I have a list which looks like:
[[0,1,2], [1,2,3], [2,3,4], [3,4,5]]
I can make it to an array like:
array([[0,1,2],
[1,2,3],
[2,3,4],
[3,4,5]])
So all together I have 4 rows and each row has 3 columns. Now I want to find the indices of all the elements which are greater than 2, so for the whole matrix, the indices should be:
((1,2),(2,1),(2,2),(3,1),(3,2),(3,3))
Then for each row, I will randomly picked out a col index which indicates a value greater than 2. Now my code is like:
a = np.array([[0,1,2],[1,2,3],[2,3,4],[3,4,5]]
out = np.ones(4)*-1
cur_row = 0
col_list = []
for r,c in np.nonzero(a>2):
if r == cur_row:
col_list.append(c)
else:
cur_row = r
shuffled_list = shuffle(col_list)
out[r-1] = shuffled_list[0]
col_list = []
col_list.append(c)
I hope to get a out which looks like:
array([-1, 2, 1, 2])
However, now when I run my code, it shows
ValueError: too many values to unpack
Anyone knows how I fix this problem?

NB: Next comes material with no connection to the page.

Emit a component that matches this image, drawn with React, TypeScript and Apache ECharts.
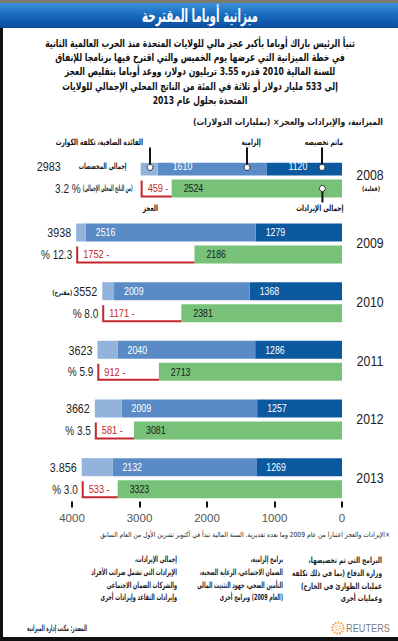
import React, { useEffect, useRef } from 'react';
import * as echarts from 'echarts';

// ---------- data ----------
const years = ['2008', '2009', '2010', '2011', '2012', '2013'];
const yearNotes = ['(فعلية)', '', '', '', '', ''];
const mandated = [1120, 1279, 1368, 1286, 1257, 1269]; // ماتم تخصيصه
const mandatory = [1610, 2516, 2009, 2040, 2009, 2132]; // إلزامية
const netInterest = [253, 143, 175, 297, 396, 455]; // الفائدة الصافية، تكلفة الكوارث
const totalLabels = ['2983', '3938', '3552', '3623', '3662', '3.856'];
const totalNotes = ['', '', '(مقترح)', '', '', ''];
const revenue = [2524, 2186, 2381, 2713, 3081, 3323];
const deficit = [459, 1752, 1171, 912, 581, 533];
const pctLabels = ['3.2 %', '% 12.3', '% 8.0', '% 5.9', '% 3.5', '% 3.0'];
const xTicks = [0, 1000, 2000, 3000, 4000];
const spendRows = [0, 9, 17, 25, 33, 41];
const revenueRows = [3, 12, 20, 28, 36, 44];
const rowCount = 47;

const pinLabels = ['ماتم تخصيصه', 'إلزامية', 'الفائدة الصافية، تكلفة الكوارث', 'إجمالي الإيرادات', 'العجز'];
const pinValues = [296, 1407, 2844, 290, 2840];
const pinOnRevenue = [false, false, false, true, true];

const paragraph = [
  'تنبأ الرئيس باراك أوباما بأكبر عجز مالي للولايات المتحدة منذ الحرب العالمية الثانية',
  'في خطة الميزانية التي عرضها يوم الخميس والتي اقترح فيها برنامجا للإنفاق',
  'للسنة المالية 2010 قدره 3.55 تريليون دولار، ووعد أوباما بتقليص العجز',
  'إلى 533 مليار دولار أو ثلاثة في المئة من الناتج المحلي الإجمالي للولايات',
  'المتحدة بحلول عام 2013',
];
const titleText = 'ميزانية أوباما المقترحة';
const subtitleText = 'الميزانية، والإيرادات والعجز× (بمليارات الدولارات)';
const footnoteText = '×الإيرادات والعجز اعتبارا من عام 2009 وما بعده تقديرية. السنة المالية تبدأ في أكتوبر تشرين الأول من العام السابق';
const notesRight = ['البرامج التي تم تخصيصها،', 'وزارة الدفاع (بما في ذلك تكلفة', 'عمليات الطوارئ في الخارج)', 'وعمليات أخرى'];
const notesMid = ['برامج إلزامية،', 'الضمان الاجتماعي، الرعاية الصحية،', 'التأمين الصحي، جهود التثبيت المالي', '(العام 2009) وبرامج أخرى'];
const notesLeft = ['إجمالي الإيرادات،', 'الإيرادات التي تشمل ضرائب الأفراد', 'والشركات الضمان الاجتماعي', 'وإيرادات التقاعد وإيرادات أخرى'];
const sourceText = 'المصدر: مكتب إدارة الميزانية';
const spendLabel2008 = 'إجمالي المخصصات';
const pctNote2008 = '(من الناتج المحلي الإجمالي)';

// ---------- styles ----------
const AR_FAM = "'DejaVu Sans', sans-serif";
const NUM_FAM = "'Liberation Sans', Arial, sans-serif";
const C_DARK = '#0c59a0';
const C_MID = '#5b8bc6';
const C_LIGHT = '#93b3dd';
const C_GREEN = '#77c278';
const C_RED = '#c1272d';
const C_TXT = '#1e1e1e';
const BAR_H = 18;
const NUM_SCALE = 0.8;

const rtl = (s: string) => (s ? '\u200F' + s + '\u200F' : s);

let measureCtx: CanvasRenderingContext2D | null = null;
function measure(text: string, font: string) {
  if (!measureCtx) measureCtx = document.createElement('canvas').getContext('2d');
  if (!measureCtx) return text.length * 6;
  measureCtx.font = font;
  return measureCtx.measureText(text).width || 1;
}

function txt(
  x: number,
  y: number,
  text: string,
  font: string,
  opts: { fill?: string; align?: string; scale?: number; width?: number } = {}
) {
  const s = opts.width ? opts.width / measure(text, font) : opts.scale ?? 1;
  return {
    type: 'text',
    x,
    y,
    scaleX: s,
    style: {
      text,
      font,
      fill: opts.fill ?? C_TXT,
      align: opts.align ?? 'left',
      verticalAlign: 'middle',
    },
  };
}

function place(rows: number[], vals: number[]) {
  const arr: any[] = new Array(rowCount).fill('-');
  rows.forEach((r, i) => {
    arr[r] = vals[i];
  });
  return arr;
}

export default function App() {
  const ref = useRef<HTMLDivElement>(null);

  useEffect(() => {
    if (!ref.current) return;
    const chart = echarts.init(ref.current, null, { renderer: 'svg' });

    const categories = Array.from({ length: rowCount }, (_, i) => String(i));

    const paraFont = `bold 11px ${AR_FAM}`;
    const paraScale = 310 / measure(rtl(paragraph[0]), paraFont);
    const smallFont = `bold 8.5px ${AR_FAM}`;
    const smallScale = 90 / measure(rtl(notesRight[1]), smallFont);

    const graphics: any[] = [
      { type: 'rect', shape: { x: 0, y: 0, width: 398, height: 3 }, style: { fill: '#7d7b70' } },
      {
        type: 'rect',
        shape: { x: 0, y: 3, width: 398, height: 25 },
        style: {
          fill: new echarts.graphic.LinearGradient(0, 0, 0, 1, [
            { offset: 0, color: '#3d93de' },
            { offset: 0.45, color: '#1a6cc0' },
            { offset: 1, color: '#0a4d9c' },
          ]),
        },
      },
      txt(200, 15.5, rtl(titleText), `bold 18px ${AR_FAM}`, { fill: '#fff', align: 'center', width: 116 }),
      { type: 'rect', shape: { x: 0, y: 28, width: 3, height: 613 }, style: { fill: '#111' } },
      { type: 'rect', shape: { x: 0, y: 637, width: 398, height: 4 }, style: { fill: '#111' } },
    ];
    const parY = [43, 57, 71, 86, 100];
    paragraph.forEach((l, i) =>
      graphics.push(txt(200, parY[i], rtl(l), paraFont, { align: 'center', scale: paraScale, fill: '#111' }))
    );
    graphics.push(txt(383, 122, rtl(subtitleText), `bold 9.5px ${AR_FAM}`, { align: 'right', width: 190 }));
    graphics.push(txt(390, 535, rtl(footnoteText), `7px ${AR_FAM}`, { align: 'right', width: 290 }));
    const noteY = [560, 573, 586, 598];
    const cols: [string[], number, number][] = [
      [notesRight, 382, 90],
      [notesMid, 283, 86],
      [notesLeft, 177, 86],
    ];
    cols.forEach(([lines, x, w]) => {
      const widest = Math.max(...lines.map((l) => measure(rtl(l), smallFont)));
      const sc = w / widest;
      lines.forEach((l, i) => graphics.push(txt(x, noteY[i], rtl(l), smallFont, { align: 'right', scale: sc })));
    });
    graphics.push(txt(87, 628, rtl(sourceText), smallFont, { align: 'right', width: 60 }));
    graphics.push({
      type: 'circle',
      shape: { cx: 338, cy: 628, r: 5.5 },
      style: { fill: 'none', stroke: '#f0a04a', lineWidth: 2.2, lineDash: [1.6, 1.2] },
    });
    graphics.push({
      type: 'circle',
      shape: { cx: 338, cy: 628, r: 2.2 },
      style: { fill: 'none', stroke: '#f4b46a', lineWidth: 1.6, lineDash: [1.2, 1] },
    });
    graphics.push(txt(346, 628.5, 'REUTERS', `10.5px ${NUM_FAM}`, { fill: '#7a7a7a', width: 44 }));

    const option: any = {
      animation: false,
      backgroundColor: '#ffffff',
      grid: { left: 72, right: 56, top: 162.8, height: 344.7, containLabel: false },
      xAxis: {
        type: 'value',
        min: xTicks[0],
        max: xTicks[xTicks.length - 1],
        interval: 1000,
        inverse: true,
        axisLine: { show: false },
        axisTick: { show: true, inside: true, length: 6, lineStyle: { color: '#111', width: 2 } },
        axisLabel: { color: '#555', fontFamily: NUM_FAM, fontSize: 11.5, margin: 4, formatter: (v: number) => String(v) },
        splitLine: { show: false },
      },
      yAxis: {
        type: 'category',
        inverse: true,
        data: categories,
        show: false,
      },
      graphic: graphics,
      series: [
        { type: 'bar', name: 'mandated', stack: 's', barWidth: BAR_H, data: place(spendRows, mandated), itemStyle: { color: C_DARK } },
        { type: 'bar', name: 'mandatory', stack: 's', barWidth: BAR_H, data: place(spendRows, mandatory), itemStyle: { color: C_MID } },
        { type: 'bar', name: 'interest', stack: 's', barWidth: BAR_H, data: place(spendRows, netInterest), itemStyle: { color: C_LIGHT } },
        { type: 'bar', name: 'revenue', stack: 's', barWidth: BAR_H, data: place(revenueRows, revenue), itemStyle: { color: C_GREEN } },
        {
          type: 'custom',
          name: 'yearLabels',
          data: years.map((_, i) => [0, spendRows[i], i]),
          z: 5,
          renderItem: (params: any, api: any) => {
            const i = api.value(2);
            const rs = spendRows[i];
            const rr = revenueRows[i];
            const p0 = api.coord([0, rs]);
            const cyS = p0[1];
            const cyR = api.coord([0, rr])[1];
            const xDark = api.coord([mandated[i], rs])[0];
            const xMid = api.coord([mandated[i] + mandatory[i], rs])[0];
            const xTot = api.coord([mandated[i] + mandatory[i] + netInterest[i], rs])[0];
            const xGreen = api.coord([revenue[i], rr])[0];
            const xDef = api.coord([revenue[i] + deficit[i], rr])[0];
            const nf = `11px ${NUM_FAM}`;
            const big = `12.5px ${NUM_FAM}`;
            const ch: any[] = [];
            // bar value labels
            ch.push(txt(xDark + (i === 0 ? 22 : 10), cyS, String(mandated[i]), nf, { fill: '#fff', scale: NUM_SCALE }));
            ch.push(txt(xMid + (i === 0 ? 15 : 10), cyS, String(mandatory[i]), nf, { fill: '#fff', scale: NUM_SCALE }));
            ch.push(txt(xGreen + 12, cyR, String(revenue[i]), nf, { fill: '#1a1a1a', scale: NUM_SCALE }));
            // deficit bracket and label
            ch.push({
              type: 'polyline',
              shape: {
                points: [
                  [xDef + 1, cyR - BAR_H / 2 + 1],
                  [xDef + 1, cyR + BAR_H / 2 - 1],
                  [xGreen, cyR + BAR_H / 2 - 1],
                ],
              },
              style: { stroke: C_RED, lineWidth: 2, fill: 'none' },
            });
            ch.push(txt(xDef + 7, cyR, `${deficit[i]} -`, `11.5px ${NUM_FAM}`, { fill: C_RED, scale: NUM_SCALE }));
            // totals on the left
            if (i === 0) {
              ch.push(txt(xTot - 14, cyS, rtl(spendLabel2008), smallFont, { align: 'right', width: 48 }));
              ch.push(txt(xTot - 80, cyS, totalLabels[i], big, { align: 'right', scale: 0.86 }));
              ch.push(txt(xDef - 8, cyR, rtl(pctNote2008), smallFont, { align: 'right', width: 50 }));
              ch.push(txt(xDef - 60, cyR, pctLabels[i], big, { align: 'right', scale: 0.8 }));
            } else {
              ch.push(txt(xTot - 5, cyS, totalLabels[i], big, { align: 'right', scale: 0.86 }));
              ch.push(txt(xDef - 4, cyR, pctLabels[i], big, { align: 'right', scale: 0.8 }));
              if (totalNotes[i]) {
                ch.push(txt(xTot - 30, cyS + 1, rtl(totalNotes[i]), `bold 7px ${AR_FAM}`, { align: 'right', width: 20 }));
              }
            }
            // year label
            const yx = p0[0] + 28;
            if (yearNotes[i]) {
              ch.push(txt(yx, cyS + 9, years[i], `15px ${NUM_FAM}`, { align: 'center', scale: 0.82 }));
              ch.push(txt(yx + 1, cyS + 22, rtl(yearNotes[i]), `bold 7px ${AR_FAM}`, { align: 'center', width: 18 }));
            } else {
              ch.push(txt(yx, (cyS + cyR) / 2, years[i], `15px ${NUM_FAM}`, { align: 'center', scale: 0.82 }));
            }
            return { type: 'group', children: ch };
          },
        },
        {
          type: 'custom',
          name: 'pins',
          data: pinLabels.map((_, i) => [pinValues[i], pinOnRevenue[i] ? revenueRows[0] : spendRows[0], i]),
          z: 6,
          renderItem: (params: any, api: any) => {
            const i = api.value(2);
            const p = api.coord([api.value(0), api.value(1)]);
            const x = p[0];
            const cy = p[1];
            const dx = [21, 4, -7, 21, 0][i];
            const align = ['right', 'center', 'right', 'right', 'center'][i];
            const ch: any[] = [];
            if (!pinOnRevenue[i]) {
              ch.push({ type: 'line', shape: { x1: x, y1: cy - 19, x2: x, y2: cy }, style: { stroke: '#111', lineWidth: 2 } });
              ch.push({ type: 'circle', shape: { cx: x, cy: cy + 1, r: 3 }, style: { fill: '#fff', stroke: '#333', lineWidth: 1 } });
              ch.push(txt(x + dx, cy - 24.5, rtl(pinLabels[i]), smallFont, { align, scale: smallScale, fill: '#111' }));
            } else {
              if (i === 3) {
                ch.push({ type: 'line', shape: { x1: x, y1: cy, x2: x, y2: cy + 14 }, style: { stroke: '#111', lineWidth: 2 } });
                ch.push({ type: 'circle', shape: { cx: x, cy, r: 3 }, style: { fill: '#fff', stroke: '#333', lineWidth: 1 } });
              }
              ch.push(txt(x + dx, cy + 20, rtl(pinLabels[i]), smallFont, { align, scale: smallScale, fill: '#111' }));
            }
            return { type: 'group', children: ch };
          },
        },
      ],
    };

    chart.setOption(option);
    return () => chart.dispose();
  }, []);

  return (
    <div
      ref={ref}
      style={{ position: 'absolute', left: 0, top: 0, width: 398, height: 641, background: '#fff' }}
    />
  );
}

Or how should I do to achieve my goal? I just want to run the code as fast as possible, so any other good ideas is also more than welcome.
Try this.
import numpy as np
arr = np.array([[0,1,2],
[1,2,3],
[2,3,4],
[3,4,5]])
indices = np.where(arr>2)
for r, c in zip(*indices):
print(r, c)
Prints
1 2
2 1
2 2
3 0
3 1
3 2
So, it should work. You can use itertools.izip as well, it would even be a better choice in this case.
A pure numpy solution (thanks to @AshwiniChaudhary for the proposition):
for r, c in np.vstack(np.where(arr>2)).T:
...
though I'm not sure this will be faster than using izip or zip.